Leadership of the key competencies requires a school culture that signals that those competencies are important and valued. Importance can be signaled through goals for teaching and learning, through the explicit and implicit values of the school, through traditions, and through the things that are celebrated by the school.
Goals and targets
To what extent are existing targets and goals aligned with the key competencies?
Do any existing goals relate to students thinking, relating to others, using language, symbols and texts, managing self, participating and contributing?
Are the goals well-crafted, and the conditions conducive to achieving the goals?
Values and traditions
To what extent do traditional school events support students’ development of key competencies?
What new traditions could be established that reflect key aspects of the key competencies – for instance, critical thinking, self-motivation, negotiation, contributions, interpretation?

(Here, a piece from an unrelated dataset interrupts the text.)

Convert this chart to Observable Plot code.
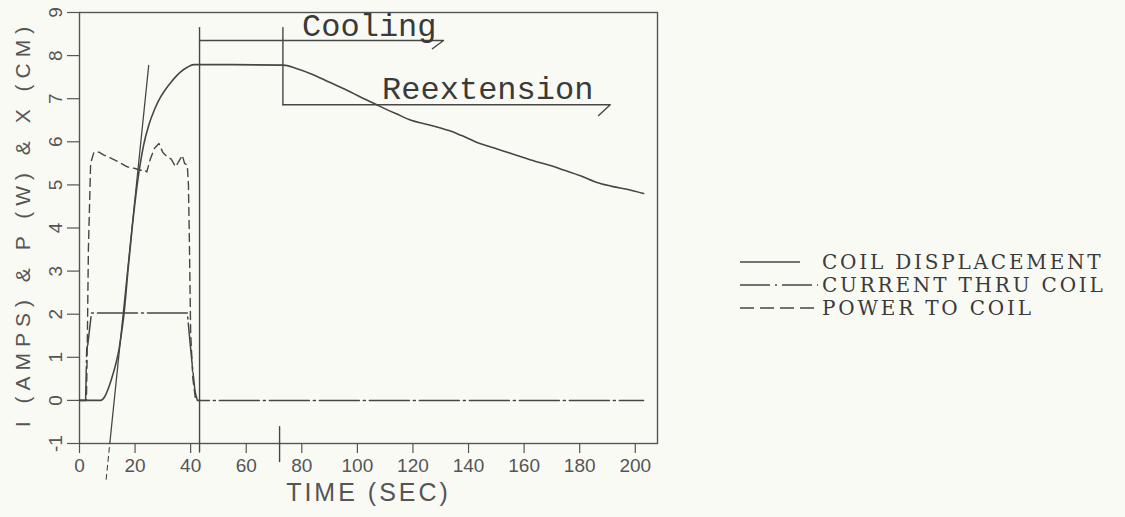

To what extent are students actively involved in making decisions and carrying out purposeful roles in traditional school events (school trips to particular places, school social/community-building events for instance)?
Celebrations of progress and success
What do current celebrations and recognitions of success signal about what is most valued in the school community?
How might students’ capabilities in thinking, using language, symbols, and texts, managing self, relating to others, and participating and contributing, be recognised and celebrated?
How might teachers’ strengths in developing capabilities in thinking, using language, symbols and texts, managing self, relating to others, and participating and contributing, be recognised and celebrated?